There is a judicially created exception for regular on-site "inspections." Health inspections, for example, may be used if applied equally to all businesses in an industry that may pose dangers to our safety. Camara v. Municipal Court (1967). If the owner refuses to give consent for the government to conduct the inspection, then the government must obtain a warrant before searching.
Administrative subpoenas targeted at a specific businesses — the term used is "with particularity" — are not part of this exception for regular inspections, and always require a neutral judicial officer to approve them. The Virginia Magistrate Manual, for example, acknowledges that judicial officers must sign administrative subpoenas.
In 2015, the Virginia General Assembly created administrative powers to demand records from computer service companies without authority of a neutral judge. That is "illegal," and strikes at the very foundations of the Fourth Amendment.
The original Fourth Amendment requires that warrants "particularly describ[e] the place to be searched, the persons, property, or things to be seized." That prevents the dreaded "general warrants." General warrants were one reason why we fought the American Revolution. In a famous1761 lawsuit in Boston, Massachusetts, James Otis challenged the general warrants known as "Writs of Assistance." He explained why general warrants violated the common law requirements now found in the Fourth Amendment, and called these warrants "illegal." John Adams watched the trial and later remarked, "Then and there the child Independence was born."
The Virginia General Assembly has now created such "illegal" general warrants that authorize Virginia officials to issue "unilateral" subpoenas to computer service providers, meaning without approval by a neutral judge or magistrate, without probable cause, and failing to describe the place from which documents are to be produced. This legislation is "illegal" even under the existing search and seizure provision in Article I, Section 10 of the Virginia Constitution, which predated and is weaker than the Fourth Amendment.
This subpoena legislation also prohibits recipients from disclosing that they were targeted. Known as "sneak and peek" warrants, they violate the First Amendment as well.
The Virginia Magistrate Manual cites a 1999 opinion of Virginia Attorney General Mark Earley as follows:
A 1979 opinion of the Attorney General notes that §§ 19.2-393 through 19.2-397 of the Code of Virginia "at least to some degree reflect the legislature's general approach as to obtaining administrative search warrants, and that the procedure they set forth may legitimately be regarded as the functional equivalent of a warrant.
Section 19.2-393 defines an "inspection warrant" as "an order in writing, made in the name of the Commonwealth, signed by any judge of the circuit court whose territorial jurisdiction encompasses the property or premises to be inspected or entered."

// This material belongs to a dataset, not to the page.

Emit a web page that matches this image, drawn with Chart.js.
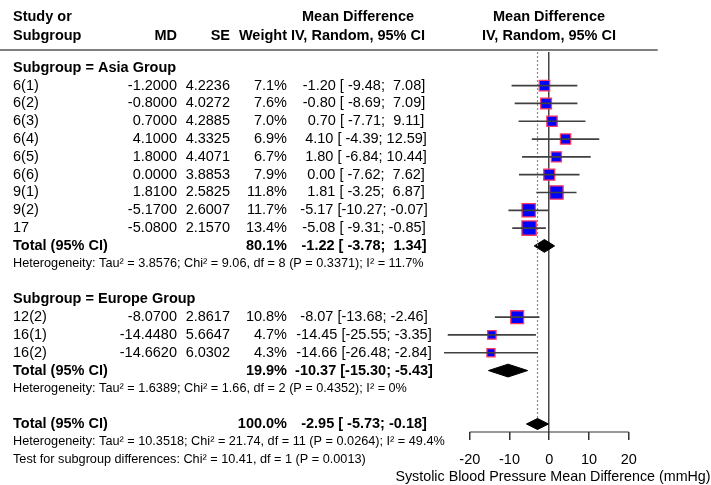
<!DOCTYPE html>
<html lang="en">
<head>
    <meta charset="UTF-8">
    <title>Forest plot - Systolic Blood Pressure</title>
    <script src="https://cdn.jsdelivr.net/npm/chart.js"></script>
    <style>
        body { margin: 0; background: #fff; }
        #forest { display: block; }
    </style>
</head>
<body>
    <canvas id="forest" width="711" height="485"></canvas>

    <script>
        // study level data
        const studies = ['6(1)', '6(2)', '6(3)', '6(4)', '6(5)', '6(6)', '9(1)', '9(2)', '17', '12(2)', '16(1)', '16(2)'];
        const studyRows = [1, 2, 3, 4, 5, 6, 7, 8, 9, 14, 15, 16];
        const md = [-1.2, -0.8, 0.7, 4.1, 1.8, 0.0, 1.81, -5.17, -5.08, -8.07, -14.448, -14.662];
        const se = [4.2236, 4.0272, 4.2885, 4.3325, 4.4071, 3.8853, 2.5825, 2.6007, 2.1570, 2.8617, 5.6647, 6.0302];
        const weight = [7.1, 7.6, 7.0, 6.9, 6.7, 7.9, 11.8, 11.7, 13.4, 10.8, 4.7, 4.3];
        const ciLow = [-9.48, -8.69, -7.71, -4.39, -6.84, -7.62, -3.25, -10.27, -9.31, -13.68, -25.55, -26.48];
        const ciHigh = [7.08, 7.09, 9.11, 12.59, 10.44, 7.62, 6.87, -0.07, -0.85, -2.46, -3.35, -2.84];

        // pooled estimates (Asia, Europe, overall)
        const pooledRows = [10, 17, 20];
        const pooledWeight = [80.1, 19.9, 100.0];
        const pooledMd = [-1.22, -10.37, -2.95];
        const pooledLow = [-3.78, -15.30, -5.73];
        const pooledHigh = [1.34, -5.43, -0.18];

        const groupHeads = ['Subgroup = Asia Group', 'Subgroup = Europe Group'];
        const groupHeadRows = [0, 13];
        const hetText = [
            'Heterogeneity: Tau\u00b2 = 3.8576; Chi\u00b2 = 9.06, df = 8 (P = 0.3371); I\u00b2 = 11.7%',
            'Heterogeneity: Tau\u00b2 = 1.6389; Chi\u00b2 = 1.66, df = 2 (P = 0.4352); I\u00b2 = 0%',
            'Heterogeneity: Tau\u00b2 = 10.3518; Chi\u00b2 = 21.74, df = 11 (P = 0.0264); I\u00b2 = 49.4%',
            'Test for subgroup differences: Chi\u00b2 = 10.41, df = 1 (P = 0.0013)'
        ];
        const hetRows = [11, 18, 21, 22];

        const xTicks = [-20, -10, 0, 10, 20];
        const xTitle = 'Systolic Blood Pressure Mean Difference (mmHg)';

        const FONT = '"Liberation Sans", Arial, sans-serif';
        const Y_TOP = -0.89, Y_BOTTOM = 20.45;

        const pad = (s, n) => s.length >= n ? s : ' '.repeat(n - s.length) + s;
        const estText = (m, lo, hi) =>
            pad(m.toFixed(2), 5) + ' [' + pad(lo.toFixed(2), 6) + '; ' + pad(hi.toFixed(2), 5) + ']';

        // CI whiskers, one small dataset each
        const ciSets = studies.map((s, i) => ({
            data: [{ x: ciLow[i], y: studyRows[i] }, { x: ciHigh[i], y: studyRows[i] }],
            showLine: true,
            borderColor: '#404040',
            borderWidth: 1.7,
            pointRadius: 0,
            clip: false
        }));

        const diamondSets = pooledMd.map((m, i) => {
            const r = pooledRows[i];
            const h = i === 2 ? 0.31 : 0.36;
            return {
                data: [
                    { x: pooledLow[i], y: r }, { x: m, y: r - h },
                    { x: pooledHigh[i], y: r }, { x: m, y: r + h },
                    { x: pooledLow[i], y: r }
                ],
                showLine: true,
                fill: 'shape',
                backgroundColor: '#000',
                borderColor: '#000',
                borderWidth: 1,
                pointRadius: 0,
                clip: false
            };
        });

        const textPlugin = {
            id: 'forestText',
            afterDraw(chart) {
                const ctx = chart.ctx;
                const ys = chart.scales.y;
                const py = r => ys.getPixelForValue(r);
                const put = (t, x, r, align, bold, size) => {
                    ctx.font = (bold ? 'bold ' : '') + (size || 14.5) + 'px ' + FONT;
                    ctx.textAlign = align;
                    ctx.fillText(t, x, typeof r === 'number' ? py(r) : r.px);
                };
                ctx.save();
                ctx.fillStyle = '#000';
                ctx.textBaseline = 'middle';

                // header
                put('Study or', 13, { px: 17 }, 'left', true);
                put('Subgroup', 13, { px: 36 }, 'left', true);
                put('MD', 177, { px: 36 }, 'right', true);
                put('SE', 230, { px: 36 }, 'right', true);
                put('Weight', 287, { px: 36 }, 'right', true);
                put('Mean Difference', 358, { px: 17 }, 'center', true);
                put('IV, Random, 95% CI', 358, { px: 36 }, 'center', true);
                put('Mean Difference', 549, { px: 17 }, 'center', true);
                put('IV, Random, 95% CI', 549, { px: 36 }, 'center', true);

                ctx.strokeStyle = '#555';
                ctx.lineWidth = 1.5;
                ctx.beginPath();
                ctx.moveTo(0, 50);
                ctx.lineTo(chart.chartArea.right, 50);
                ctx.stroke();

                groupHeads.forEach((g, i) => put(g, 13, groupHeadRows[i], 'left', true));

                studies.forEach((s, i) => {
                    const r = studyRows[i];
                    put(s, 13, r, 'left');
                    put(md[i].toFixed(4), 177, r, 'right');
                    put(se[i].toFixed(4), 230, r, 'right');
                    put(weight[i].toFixed(1) + '%', 287, r, 'right');
                    put(estText(md[i], ciLow[i], ciHigh[i]), 364, r, 'center');
                });

                pooledRows.forEach((r, i) => {
                    put('Total (95% CI)', 13, r, 'left', true);
                    put(pooledWeight[i].toFixed(1) + '%', 287, r, 'right', true);
                    put(estText(pooledMd[i], pooledLow[i], pooledHigh[i]), 364, r, 'center', true);
                });

                hetText.forEach((t, i) => put(t, 13, hetRows[i], 'left', false, 12.7));

                // axis title, wider than the plot so the scale title would squeeze it
                put(xTitle, 553, { px: 477 }, 'center', false, 14.3);
                ctx.restore();
            }
        };

        const ctx = document.getElementById('forest').getContext('2d');
        new Chart(ctx, {
            type: 'scatter',
            data: {
                datasets: [
                    ...ciSets,
                    {
                        // reference line at the overall estimate
                        data: [{ x: pooledMd[2], y: Y_TOP }, { x: pooledMd[2], y: pooledRows[2] - 0.3 }],
                        showLine: true,
                        borderColor: '#888',
                        borderWidth: 1.2,
                        borderDash: [2, 2],
                        pointRadius: 0
                    },
                    {
                        // x axis line between first and last tick
                        data: [{ x: xTicks[0], y: Y_BOTTOM }, { x: xTicks[xTicks.length - 1], y: Y_BOTTOM }],
                        showLine: true,
                        borderColor: '#333',
                        borderWidth: 1.2,
                        pointRadius: 0,
                        clip: false
                    },
                    {
                        data: studies.map((s, i) => ({ x: md[i], y: studyRows[i] })),
                        pointStyle: 'rect',
                        pointRadius: c => 3.9 * Math.sqrt(weight[c.dataIndex]) / Math.SQRT2,
                        backgroundColor: '#0000ff',
                        borderColor: '#ff3860',
                        borderWidth: 1.3,
                        clip: false
                    },
                    {
                        data: studies.map((s, i) => ({ x: md[i], y: studyRows[i] })),
                        pointStyle: 'cross',
                        pointRadius: 2.5,
                        borderColor: '#000',
                        borderWidth: 1
                    },
                    ...diamondSets
                ]
            },
            options: {
                responsive: false,
                animation: false,
                events: [],
                layout: { padding: { top: 52, left: 438, right: 53.3, bottom: 0 } },
                plugins: { legend: { display: false }, tooltip: { enabled: false } },
                scales: {
                    x: {
                        type: 'linear',
                        min: -28,
                        max: 27.3,
                        afterBuildTicks: s => { s.ticks = xTicks.map(v => ({ value: v })); },
                        afterFit: s => { s.height = 53; },
                        border: { display: false },
                        grid: {
                            drawOnChartArea: true,
                            color: c => (c.tick && c.tick.value === 0) ? '#444' : 'rgba(0,0,0,0)',
                            lineWidth: 1.5,
                            tickColor: '#333',
                            tickLength: 8
                        },
                        ticks: {
                            color: '#000',
                            padding: 11,
                            maxRotation: 0,
                            font: { family: FONT, size: 14.5 }
                        },
                        title: { display: false }
                    },
                    y: {
                        type: 'linear',
                        display: false,
                        reverse: true,
                        min: Y_TOP,
                        max: Y_BOTTOM
                    }
                }
            },
            plugins: [textPlugin]
        });
    </script>
</body>
</html>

Sentence 4 of the proposed amendment also brings these protections into the 21st century by expressly including "the communications, personal information, or data to be accessed or obtained" consistent with the first sentence of the proposed amendment.
Virginia has lapsed into pre-Revolutionary War violations of the Fourth Amendment. The rule of law prohibits the legislature from overruling the Constitution, our fundamental and paramount law that governs government itself. The General Assembly has assaulted the Constitution that legislators swore an oath to uphold. They are breaking the law.